§ **Dataset extract**:

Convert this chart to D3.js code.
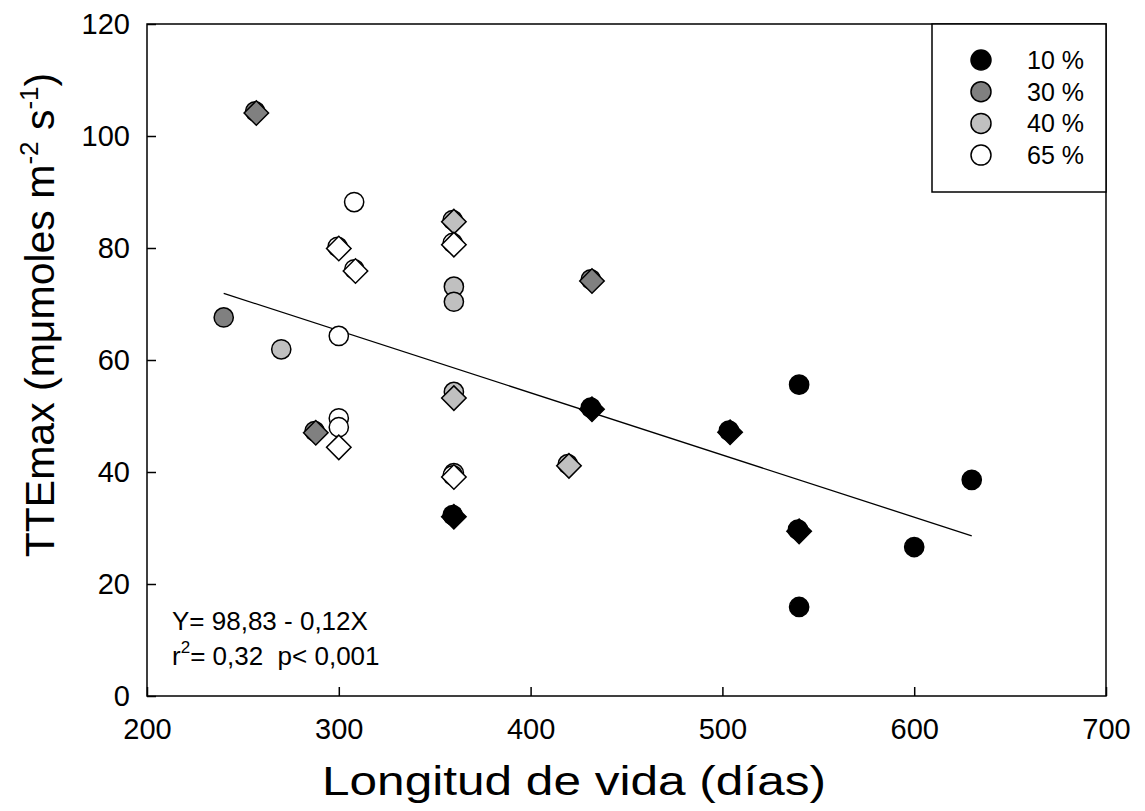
<!DOCTYPE html>
<html>
<head>
<meta charset="utf-8">
<script src="https://cdn.jsdelivr.net/npm/d3@7"></script>
<style>
  body { margin: 0; background: white; }
  text { font-family: "Liberation Sans", Arial, sans-serif; fill: black; }
</style>
</head>
<body>
<div id="chart"></div>
<script>
// setup
var w = 1145;
var h = 811;
var margin = {left: 147, right: 39, top: 24, bottom: 115};

// data : [dias, TTEmax]
var groups = ["10 %", "30 %", "40 %", "65 %"];
var fills = ["#000000", "#808080", "#c0c0c0", "#ffffff"];

var circles10 = [[540, 55.6], [630, 38.6], [600, 26.6], [540, 15.9], [431.4, 51.5], [503.4, 47.4], [359.4, 32.3], [539.4, 29.7]];
var diamonds10 = [[432, 51.2], [504, 47.1], [360, 32.0], [540, 29.4]];

var circles30 = [[240, 67.6], [256.4, 104.4], [287.4, 47.3], [431.4, 74.4]];
var diamonds30 = [[257, 104.1], [288, 47.0], [432, 74.1]];

var circles40 = [[270, 61.9], [360, 73.1], [360, 70.4], [360, 54.3], [360, 39.8], [359.4, 85.0], [419.4, 41.4]];
var diamonds40 = [[360, 53.2], [360, 84.7], [420, 41.1]];

var circles65 = [[308, 88.2], [300, 64.3], [300, 49.6], [300, 48.0], [299.4, 80.2], [308.1, 76.2], [359.4, 80.9], [359.4, 39.4]];
var diamonds65 = [[300, 79.9], [308.7, 75.9], [300, 44.4], [360, 80.6], [360, 39.1]];

// regression line end points
var fitLine = [[240, 71.9], [630, 28.6]];

var xTicks = [200, 300, 400, 500, 600, 700];
var yTicks = [0, 20, 40, 60, 80, 100, 120];

var svg = d3.select("#chart")
            .append("svg")
            .attr("width", w)
            .attr("height", h)
            .style("background", "white");

var x = d3.scaleLinear().domain([200, 700]).range([margin.left, w - margin.right]);
var y = d3.scaleLinear().domain([0, 120]).range([h - margin.bottom, margin.top]);

// axes (ticks pointing inward)
var xAxis = svg.append("g")
    .attr("transform", "translate(0," + (h - margin.bottom) + ")")
    .call(d3.axisBottom(x).tickValues(xTicks).tickSizeInner(-9).tickSizeOuter(0).tickPadding(22));
var yAxis = svg.append("g")
    .attr("transform", "translate(" + margin.left + ",0)")
    .call(d3.axisLeft(y).tickValues(yTicks).tickSizeInner(-9).tickSizeOuter(0).tickPadding(17));
[xAxis, yAxis].forEach(function(a){
    a.select(".domain").remove();
    a.selectAll("line").attr("stroke", "black").attr("stroke-width", 1.5);
    a.selectAll("text").style("font-size", "29px").attr("font-family", null);
});

// frame
svg.append("rect")
    .attr("x", x(200)).attr("y", y(120))
    .attr("width", x(700) - x(200)).attr("height", y(0) - y(120))
    .attr("fill", "none").attr("stroke", "black").attr("stroke-width", 1.5);

// regression line
svg.append("path")
    .datum(fitLine)
    .attr("d", d3.line().x(function(d){ return x(d[0]); }).y(function(d){ return y(d[1]); }))
    .attr("fill", "none").attr("stroke", "black").attr("stroke-width", 1.3);

// markers
var circleSets = [circles10, circles30, circles40, circles65];
var diamondSets = [diamonds10, diamonds30, diamonds40, diamonds65];
var diamond = d3.symbol().type(d3.symbolSquare).size(300);

circleSets.forEach(function(set, i){
    svg.append("g").selectAll("circle")
        .data(set)
        .enter()
        .append("circle")
            .attr("cx", function(d){ return x(d[0]); })
            .attr("cy", function(d){ return y(d[1]); })
            .attr("r", 9.6)
            .attr("fill", fills[i])
            .attr("stroke", "black")
            .attr("stroke-width", 1.5);
});
diamondSets.forEach(function(set, i){
    svg.append("g").selectAll("path")
        .data(set)
        .enter()
        .append("path")
            .attr("d", diamond)
            .attr("transform", function(d){ return "translate(" + x(d[0]) + "," + y(d[1]) + ") rotate(45)"; })
            .attr("fill", fills[i])
            .attr("stroke", "black")
            .attr("stroke-width", 1.5);
});

// legend
var lg = svg.append("g");
lg.append("rect")
    .attr("x", 932).attr("y", y(120))
    .attr("width", x(700) - 932).attr("height", 168)
    .attr("fill", "white").attr("stroke", "black").attr("stroke-width", 1.5);
groups.forEach(function(g, i){
    var yy = 60 + i * 31.7;
    lg.append("circle")
        .attr("cx", 981).attr("cy", yy).attr("r", 10)
        .attr("fill", fills[i]).attr("stroke", "black").attr("stroke-width", 1.5);
    lg.append("text")
        .attr("x", 1027).attr("y", yy + 9)
        .style("font-size", "25px")
        .text(g);
});

// equation
var eq = svg.append("g").style("font-size", "26px");
eq.append("text").attr("x", 172).attr("y", 630).text("Y= 98,83 - 0,12X");
var r2 = eq.append("text").attr("x", 172).attr("y", 665).attr("xml:space", "preserve");
r2.append("tspan").text("r");
r2.append("tspan").attr("dy", -12).style("font-size", "17px").text("2");
r2.append("tspan").attr("dy", 12).text("= 0,32  p< 0,001");

// axis titles
svg.append("text")
    .attr("x", 322).attr("y", 795)
    .attr("textLength", 504)
    .attr("lengthAdjust", "spacingAndGlyphs")
    .style("font-size", "41px")
    .text("Longitud de vida (días)");

var yt = svg.append("text")
    .attr("transform", "translate(54,315) rotate(-90)")
    .attr("text-anchor", "middle")
    .style("font-size", "41px");
yt.append("tspan").text("TTEmax (mμmoles m");
yt.append("tspan").attr("dy", -16).style("font-size", "26px").text("-2");
yt.append("tspan").attr("dy", 16).text(" s");
yt.append("tspan").attr("dy", -16).style("font-size", "26px").text("-1");
yt.append("tspan").attr("dy", 16).text(")");
</script>
</body>
</html>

§ **What you have to do**:
Do not copy the pictures, but repeat every line exactly.

§ **Task solution**:
Convert this chart to D3.js code.
<!DOCTYPE html>
<html>
<head>
<meta charset="utf-8">
<script src="https://cdn.jsdelivr.net/npm/d3@7"></script>
<style>
  body { margin: 0; background: white; }
  text { font-family: "Liberation Sans", Arial, sans-serif; fill: black; }
</style>
</head>
<body>
<div id="chart"></div>
<script>
// setup
var w = 1145;
var h = 811;
var margin = {left: 147, right: 39, top: 24, bottom: 115};

// data : [dias, TTEmax]
var groups = ["10 %", "30 %", "40 %", "65 %"];
var fills = ["#000000", "#808080", "#c0c0c0", "#ffffff"];

var circles10 = [[540, 55.6], [630, 38.6], [600, 26.6], [540, 15.9], [431.4, 51.5], [503.4, 47.4], [359.4, 32.3], [539.4, 29.7]];
var diamonds10 = [[432, 51.2], [504, 47.1], [360, 32.0], [540, 29.4]];

var circles30 = [[240, 67.6], [256.4, 104.4], [287.4, 47.3], [431.4, 74.4]];
var diamonds30 = [[257, 104.1], [288, 47.0], [432, 74.1]];

var circles40 = [[270, 61.9], [360, 73.1], [360, 70.4], [360, 54.3], [360, 39.8], [359.4, 85.0], [419.4, 41.4]];
var diamonds40 = [[360, 53.2], [360, 84.7], [420, 41.1]];

var circles65 = [[308, 88.2], [300, 64.3], [300, 49.6], [300, 48.0], [299.4, 80.2], [308.1, 76.2], [359.4, 80.9], [359.4, 39.4]];
var diamonds65 = [[300, 79.9], [308.7, 75.9], [300, 44.4], [360, 80.6], [360, 39.1]];

// regression line end points
var fitLine = [[240, 71.9], [630, 28.6]];

var xTicks = [200, 300, 400, 500, 600, 700];
var yTicks = [0, 20, 40, 60, 80, 100, 120];

var svg = d3.select("#chart")
            .append("svg")
            .attr("width", w)
            .attr("height", h)
            .style("background", "white");

var x = d3.scaleLinear().domain([200, 700]).range([margin.left, w - margin.right]);
var y = d3.scaleLinear().domain([0, 120]).range([h - margin.bottom, margin.top]);

// axes (ticks pointing inward)
var xAxis = svg.append("g")
    .attr("transform", "translate(0," + (h - margin.bottom) + ")")
    .call(d3.axisBottom(x).tickValues(xTicks).tickSizeInner(-9).tickSizeOuter(0).tickPadding(22));
var yAxis = svg.append("g")
    .attr("transform", "translate(" + margin.left + ",0)")
    .call(d3.axisLeft(y).tickValues(yTicks).tickSizeInner(-9).tickSizeOuter(0).tickPadding(17));
[xAxis, yAxis].forEach(function(a){
    a.select(".domain").remove();
    a.selectAll("line").attr("stroke", "black").attr("stroke-width", 1.5);
    a.selectAll("text").style("font-size", "29px").attr("font-family", null);
});

// frame
svg.append("rect")
    .attr("x", x(200)).attr("y", y(120))
    .attr("width", x(700) - x(200)).attr("height", y(0) - y(120))
    .attr("fill", "none").attr("stroke", "black").attr("stroke-width", 1.5);

// regression line
svg.append("path")
    .datum(fitLine)
    .attr("d", d3.line().x(function(d){ return x(d[0]); }).y(function(d){ return y(d[1]); }))
    .attr("fill", "none").attr("stroke", "black").attr("stroke-width", 1.3);

// markers
var circleSets = [circles10, circles30, circles40, circles65];
var diamondSets = [diamonds10, diamonds30, diamonds40, diamonds65];
var diamond = d3.symbol().type(d3.symbolSquare).size(300);

circleSets.forEach(function(set, i){
    svg.append("g").selectAll("circle")
        .data(set)
        .enter()
        .append("circle")
            .attr("cx", function(d){ return x(d[0]); })
            .attr("cy", function(d){ return y(d[1]); })
            .attr("r", 9.6)
            .attr("fill", fills[i])
            .attr("stroke", "black")
            .attr("stroke-width", 1.5);
});
diamondSets.forEach(function(set, i){
    svg.append("g").selectAll("path")
        .data(set)
        .enter()
        .append("path")
            .attr("d", diamond)
            .attr("transform", function(d){ return "translate(" + x(d[0]) + "," + y(d[1]) + ") rotate(45)"; })
            .attr("fill", fills[i])
            .attr("stroke", "black")
            .attr("stroke-width", 1.5);
});

// legend
var lg = svg.append("g");
lg.append("rect")
    .attr("x", 932).attr("y", y(120))
    .attr("width", x(700) - 932).attr("height", 168)
    .attr("fill", "white").attr("stroke", "black").attr("stroke-width", 1.5);
groups.forEach(function(g, i){
    var yy = 60 + i * 31.7;
    lg.append("circle")
        .attr("cx", 981).attr("cy", yy).attr("r", 10)
        .attr("fill", fills[i]).attr("stroke", "black").attr("stroke-width", 1.5);
    lg.append("text")
        .attr("x", 1027).attr("y", yy + 9)
        .style("font-size", "25px")
        .text(g);
});

// equation
var eq = svg.append("g").style("font-size", "26px");
eq.append("text").attr("x", 172).attr("y", 630).text("Y= 98,83 - 0,12X");
var r2 = eq.append("text").attr("x", 172).attr("y", 665).attr("xml:space", "preserve");
r2.append("tspan").text("r");
r2.append("tspan").attr("dy", -12).style("font-size", "17px").text("2");
r2.append("tspan").attr("dy", 12).text("= 0,32  p< 0,001");

// axis titles
svg.append("text")
    .attr("x", 322).attr("y", 795)
    .attr("textLength", 504)
    .attr("lengthAdjust", "spacingAndGlyphs")
    .style("font-size", "41px")
    .text("Longitud de vida (días)");

var yt = svg.append("text")
    .attr("transform", "translate(54,315) rotate(-90)")
    .attr("text-anchor", "middle")
    .style("font-size", "41px");
yt.append("tspan").text("TTEmax (mμmoles m");
yt.append("tspan").attr("dy", -16).style("font-size", "26px").text("-2");
yt.append("tspan").attr("dy", 16).text(" s");
yt.append("tspan").attr("dy", -16).style("font-size", "26px").text("-1");
yt.append("tspan").attr("dy", 16).text(")");
</script>
</body>
</html>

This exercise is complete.